Re: Restrictive Patent Usage

On Fri, 2002-11-29 at 04:44, Dan Kegel wrote:
> Federico Heinz wrote:
> > If I may say so, we *do* have the opinion of Eben Moglen, as stated in
> > the FSF's position paper on this matter [...]
> You mean http://www.gnu.org/philosophy/w3c-patent.html ?

Exactly.

> That document didn't have enough detail to explain exactly
> *why* GPL and the draft policy clash.  I have emailed him
> to ask him to update the document to explain in more detail
> (and gave him a copy of your excellent earlier post as
> an example of what I'm looking for).

Thanks to you for your kind words, and the constructive dialog that led
to that post.

I just reviewed the aforementioned page, and I can't remember whether
this paragraph was there before, but it does seem to support my
interpretation:

"As an example, W3 members may contribute patent claims to a standard
describing the behavior of web servers providing particular
functionality. A Free Software program implementing that standard would
be available for others to copy from, in order to add functionality to
browsers, or non-interactive web clients. But if, as the present
proposed policy permits, the patent-holder has licensed the practicing
of its patent claims "royalty-free" only "in order to implement the
standard", reuse of the relevant code in these latter environments would
still raise possible patent infringement problems."

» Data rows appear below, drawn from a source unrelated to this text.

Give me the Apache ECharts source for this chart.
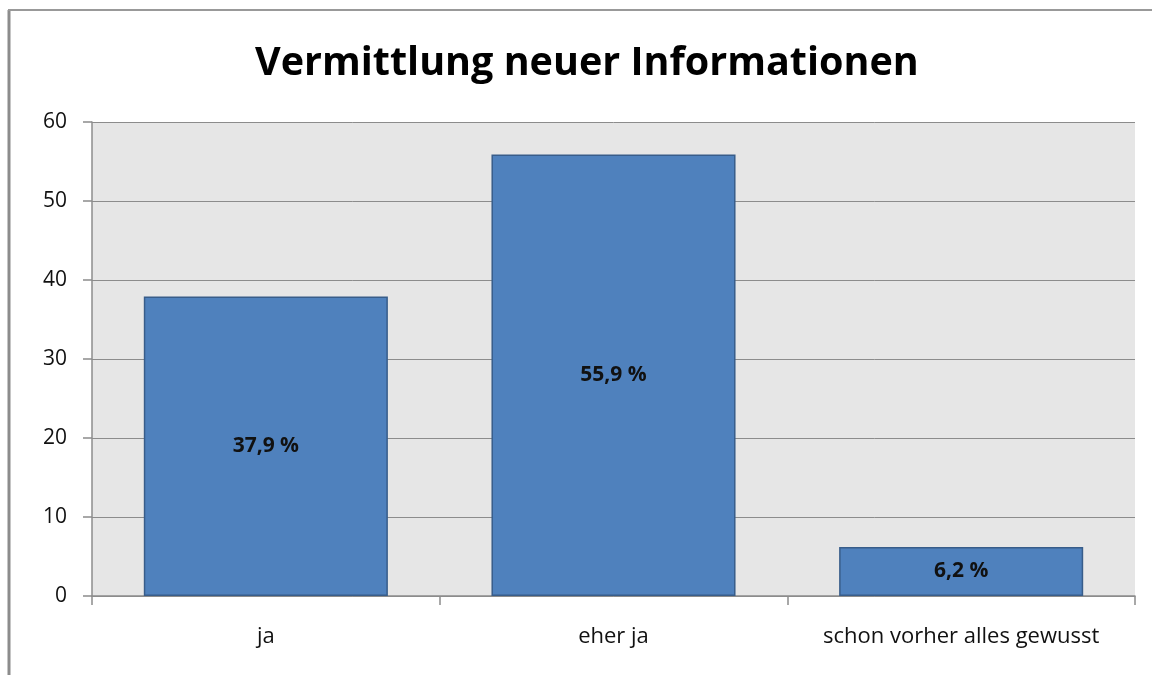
<!DOCTYPE html>
<html><head><meta charset="utf-8">
<script src="https://cdn.jsdelivr.net/npm/echarts@6/dist/echarts.min.js"></script>
<style>html,body{margin:0;padding:0;background:#fff}#c{width:1152px;height:675px}</style>
</head><body><div id="c"></div>
<script>
const categories = ['ja', 'eher ja', 'schon vorher alles gewusst'];
const values = [37.9, 55.9, 6.2];
const yTicks = [0, 10, 20, 30, 40, 50, 60];
const title = 'Vermittlung neuer Informationen';

const chart = echarts.init(document.getElementById('c'));
chart.setOption({
  animation: false,
  backgroundColor: '#fff',
  title: {
    text: title, left: 250, top: 39,
    textStyle: {fontFamily: 'Open Sans', fontSize: 39.5, fontWeight: 'bold', color: '#000'}
  },
  graphic: [
    {type: 'line', shape: {x1: 9, y1: 10, x2: 9, y2: 675}, style: {stroke: '#8c8c8c', lineWidth: 3}},
    {type: 'line', shape: {x1: 8, y1: 10, x2: 1152, y2: 10}, style: {stroke: '#999', lineWidth: 2}}
  ],
  grid: {left: 92, right: 17, top: 122, bottom: 79, show: true, backgroundColor: '#e6e6e6', borderWidth: 0},
  xAxis: {
    type: 'category', data: categories,
    axisLine: {lineStyle: {color: '#8c8c8c', width: 1.5}},
    axisTick: {show: true, interval: 0, length: 9, lineStyle: {color: '#8c8c8c', width: 1.5}},
    axisLabel: {interval: 0, hideOverlap: false, margin: 30, fontFamily: 'Open Sans', fontSize: 22, color: '#111'}
  },
  yAxis: {
    type: 'value', min: yTicks[0], max: yTicks[yTicks.length - 1], interval: 10,
    axisLine: {show: true, lineStyle: {color: '#8c8c8c', width: 1.5}},
    axisTick: {show: true, length: 9, lineStyle: {color: '#8c8c8c', width: 1.5}},
    splitLine: {lineStyle: {color: '#8c8c8c', width: 1}},
    axisLabel: {margin: 25, fontFamily: 'Open Sans', fontSize: 21, color: '#111'}
  },
  series: [{
    type: 'bar', data: values, barWidth: '70.2%',
    itemStyle: {color: '#4f81bd', borderColor: '#385d8a', borderWidth: 1.5},
    label: {
      show: true, position: 'inside',
      formatter: p => String(p.value).replace('.', ',') + ' %',
      fontFamily: 'Open Sans', fontSize: 21, fontWeight: 'bold', color: '#111'
    }
  }]
});
</script></body></html>
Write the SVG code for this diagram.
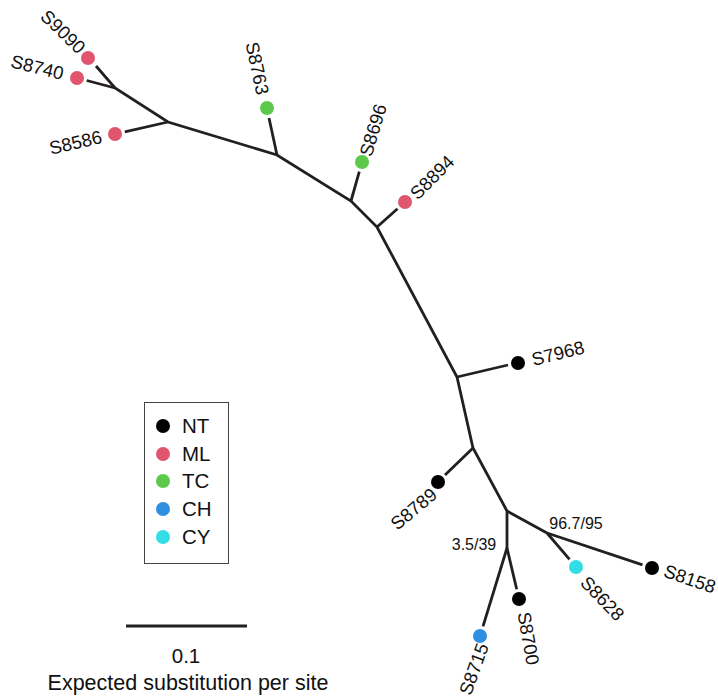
<svg xmlns="http://www.w3.org/2000/svg" width="718" height="700" viewBox="0 0 718 700">
<style>
.e{stroke:#231f20;stroke-width:2.8;fill:none;stroke-linecap:butt}
.t{font-family:"Liberation Sans",Arial,sans-serif;fill:#111}
.lf{font-size:18.5px}
.bs{font-size:16px;text-anchor:middle}
.lg{font-size:20.5px}
.NT{fill:#000}.ML{fill:#e0566e}.TC{fill:#5cc94a}.CH{fill:#2f8fe0}.CY{fill:#33dde6}
</style>
<rect width="718" height="700" fill="#fff"/>
<g id="connectors">
<polyline class="e" points="96,66 115,88 168,122 277,155 351,201 377,227 457,377 473,448 507,511 507,548"/>
<line class="e" x1="86.7" y1="80.5" x2="115" y2="88"/>
<line class="e" x1="124.8" y1="131.8" x2="168" y2="122"/>
<line class="e" x1="269" y1="118" x2="277" y2="155"/>
<line class="e" x1="359.3" y1="171.6" x2="351" y2="201"/>
<line class="e" x1="397.5" y1="208.7" x2="377" y2="227"/>
<line class="e" x1="508" y1="365" x2="457" y2="377"/>
<line class="e" x1="445" y1="475" x2="473" y2="448"/>
<line class="e" x1="507" y1="511" x2="547" y2="533"/>
<line class="e" x1="642.5" y1="564.8" x2="547" y2="533"/>
<line class="e" x1="569.5" y1="559.4" x2="547" y2="533"/>
<line class="e" x1="516.7" y1="589.3" x2="507" y2="548"/>
<line class="e" x1="483" y1="626.4" x2="507" y2="548"/>
</g>
<g id="S9090"><circle class="ML" cx="88" cy="58" r="7"/><text class="t lf" transform="translate(44,13) rotate(44)" dy="0.36em">S9090</text></g>
<g id="S8740"><circle class="ML" cx="77" cy="78" r="7"/><text class="t lf" transform="translate(11.4,60.6) rotate(14)" dy="0.36em">S8740</text></g>
<g id="S8586"><circle class="ML" cx="115" cy="134" r="7"/><text class="t lf" transform="translate(49.5,148.3) rotate(-13)" dy="0.36em">S8586</text></g>
<g id="S8763"><circle class="TC" cx="267" cy="108" r="7"/><text class="t lf" transform="translate(252,42) rotate(78)" dy="0.36em">S8763</text></g>
<g id="S8696"><circle class="TC" cx="362" cy="162" r="7"/><text class="t lf" transform="translate(365,155.5) rotate(-73)" dy="0.36em">S8696</text></g>
<g id="S8894"><circle class="ML" cx="405" cy="202" r="7"/><text class="t lf" transform="translate(413,196) rotate(-45)" dy="0.36em">S8894</text></g>
<g id="S7968"><circle class="NT" cx="518" cy="363" r="7"/><text class="t lf" transform="translate(532,359.5) rotate(-14)" dy="0.36em">S7968</text></g>
<g id="S8789"><circle class="NT" cx="438" cy="482" r="7"/><text class="t lf" transform="translate(393,526) rotate(-40)" dy="0.36em">S8789</text></g>
<g id="S8158"><circle class="NT" cx="652" cy="568" r="7"/><text class="t lf" transform="translate(664.6,570) rotate(19)" dy="0.36em">S8158</text></g>
<g id="S8628"><circle class="CY" cx="576" cy="567" r="7"/><text class="t lf" transform="translate(584,579) rotate(46)" dy="0.36em">S8628</text></g>
<g id="S8700"><circle class="NT" cx="519" cy="599" r="7"/><text class="t lf" transform="translate(524,612) rotate(80)" dy="0.36em">S8700</text></g>
<g id="S8715"><circle class="CH" cx="480" cy="636" r="7"/><text class="t lf" transform="translate(464.5,694) rotate(-70)" dy="0.36em">S8715</text></g>
<g id="bootstrap">
<text class="t bs" x="576" y="529">96.7/95</text>
<text class="t bs" x="474" y="550">3.5/39</text>
</g>
<g id="legend">
<rect x="144.5" y="402.5" width="84" height="161" fill="none" stroke="#444" stroke-width="1"/>
<circle class="NT" cx="163" cy="426" r="7"/><text class="t lg" x="182" y="433">NT</text>
<circle class="ML" cx="163" cy="454" r="7"/><text class="t lg" x="182" y="461">ML</text>
<circle class="TC" cx="163" cy="481" r="7"/><text class="t lg" x="182" y="488">TC</text>
<circle class="CH" cx="163" cy="509" r="7"/><text class="t lg" x="182" y="516">CH</text>
<circle class="CY" cx="163" cy="537" r="7"/><text class="t lg" x="182" y="544">CY</text>
</g>
<g id="scale">
<line x1="126" y1="626" x2="247" y2="626" stroke="#231f20" stroke-width="3"/>
<text class="t lg" x="186" y="663" text-anchor="middle">0.1</text>
<text class="t" x="188" y="690" text-anchor="middle" font-size="21.5px">Expected substitution per site</text>
</g>
</svg>
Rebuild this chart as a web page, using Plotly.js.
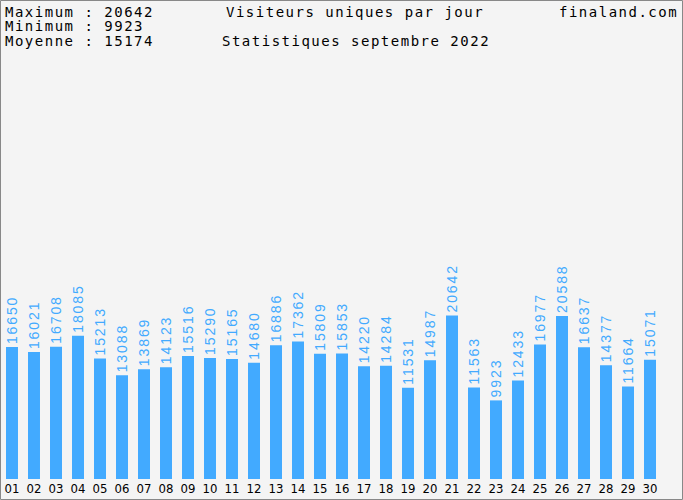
<!DOCTYPE html>
<html>
<head>
<meta charset="utf-8">
<script src="https://cdn.plot.ly/plotly-3.0.1.min.js"></script>
<style>
html,body{margin:0;padding:0;background:#f4f4f4;}
#chart{width:683px;height:500px;}
</style>
</head>
<body>
<div id="chart"></div>
<script>
const days = ['01','02','03','04','05','06','07','08','09','10','11','12','13','14','15','16','17','18','19','20','21','22','23','24','25','26','27','28','29','30'];
const visitors = [16650,16021,16708,18085,15213,13088,13869,14123,15516,15290,15165,14680,16886,17362,15809,15853,14220,14284,11531,14987,20642,11563,9923,12433,16977,20588,16637,14377,11664,15071];
const headerLeft = ['Maximum : 20642','Minimum : 9923','Moyenne : 15174'];
const chartTitle = 'Visiteurs uniques par jour';
const subTitle = 'Statistiques septembre 2022';
const siteName = 'finaland.com';

const W = 683, H = 500;
const M = {l:1, r:22, t:60, b:21};
const PW = W - M.l - M.r, PH = H - M.t - M.b;
const px = x => (x - M.l) / PW;
const py = y => (H - M.b - y) / PH;

const sp = (s, ls) => '<span style="letter-spacing:' + ls + 'px">' + s + '</span>';

const blue = '#42aaff';
const hdrFont = {family:'DejaVu Sans Mono, Liberation Mono, monospace', size:14, color:'#000'};

const annotations = [];
const lineY = [12, 26.3, 40.6];
headerLeft.forEach((t, i) => {
  annotations.push({text: sp(t, 1.5), x: px(4), y: py(lineY[i]), xref:'paper', yref:'paper',
    xanchor:'left', yanchor:'middle', showarrow:false, borderpad:0, font:hdrFont});
});
annotations.push({text: sp(chartTitle, 1.5), x: px(225), y: py(lineY[0]), xref:'paper', yref:'paper',
  xanchor:'left', yanchor:'middle', showarrow:false, borderpad:0, font:hdrFont});
annotations.push({text: sp(subTitle, 1.5), x: px(221), y: py(lineY[2]), xref:'paper', yref:'paper',
  xanchor:'left', yanchor:'middle', showarrow:false, borderpad:0, font:hdrFont});
annotations.push({text: sp(siteName, 1.5), x: px(558), y: py(lineY[0]), xref:'paper', yref:'paper',
  xanchor:'left', yanchor:'middle', showarrow:false, borderpad:0, font:hdrFont});

const trace = {
  type:'bar', x: days, y: visitors,
  text: visitors.map(v => sp(String(v), 1.9)),
  textposition:'outside', textangle:-90, constraintext:'none', cliponaxis:false,
  textfont:{family:'Liberation Sans, Arial, sans-serif', size:14, color:blue},
  marker:{color:blue, line:{width:0}},
  hoverinfo:'none'
};

const layout = {
  width:W, height:H,
  margin:M,
  paper_bgcolor:'#f4f4f4', plot_bgcolor:'#f4f4f4',
  bargap:0.455,
  showlegend:false,
  xaxis:{type:'category', showgrid:false, zeroline:false, showline:false, ticks:'',
    tickfont:{family:'Liberation Sans Narrow, DejaVu Sans Condensed, Arial, sans-serif', size:13, color:'#000'},
    fixedrange:true},
  yaxis:{visible:false, range:[0, 52900], fixedrange:true},
  annotations: annotations,
  shapes:[{type:'rect', xref:'paper', yref:'paper', x0:px(0.5), x1:px(682.5), y0:py(0.5), y1:py(499.5),
    line:{color:'#888888', width:1}, fillcolor:'rgba(0,0,0,0)', layer:'above'}]
};

Plotly.newPlot('chart', [trace], layout, {staticPlot:true, displayModeBar:false});
</script>
</body>
</html>
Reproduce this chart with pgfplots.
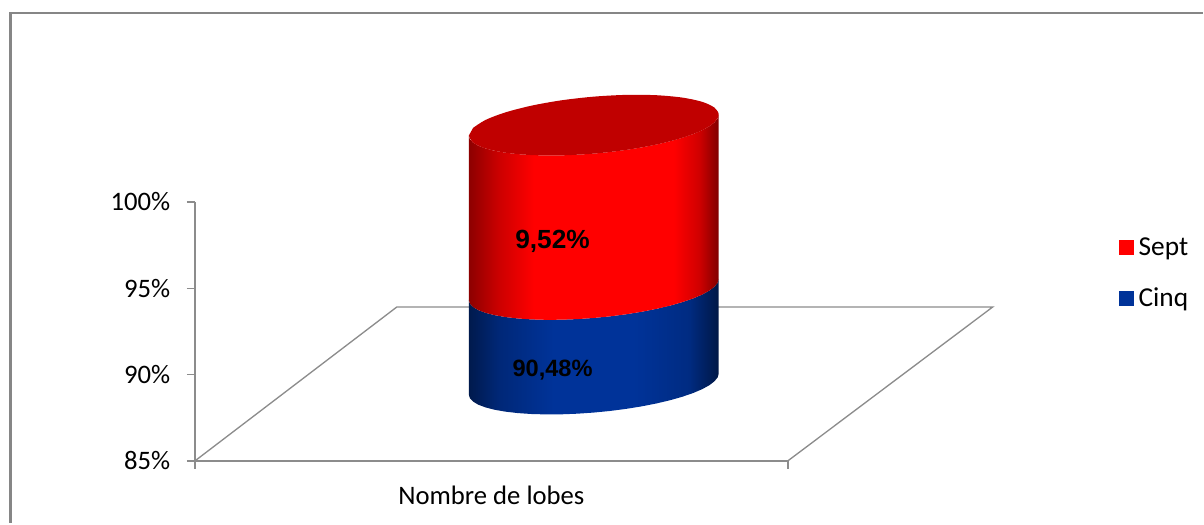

> > I wonder, too. I worry whether that would leave the door open for
> > trouble with non-GPL copyleft licenses, though (the Perl license, for
> > example, which uses the terms of the GPL as an alternative to the
> > Artistic License, would be reduced effectively to the Artistic License).
> Most non-GPL licenses would probably be ok, as they don't try
> to offer the same airtight promise of freedom as the GPL does.

Sure, but it would create problems of license compatibility. Assume for
a moment that my interpretation of the GPL is correct. Now further
assume that Larry includes code in Perl "to implement the standard" and
that the code is covered by a royalty-free, field-of-use-restricted
patent. All of a sudden, the GPL no longer is applicable to Perl, and
thus its license becomes exclusively the Artistic License, which I
understand is incompatible with the GPL, so Perl code can no longer be
used in GPL products, which is *bad*.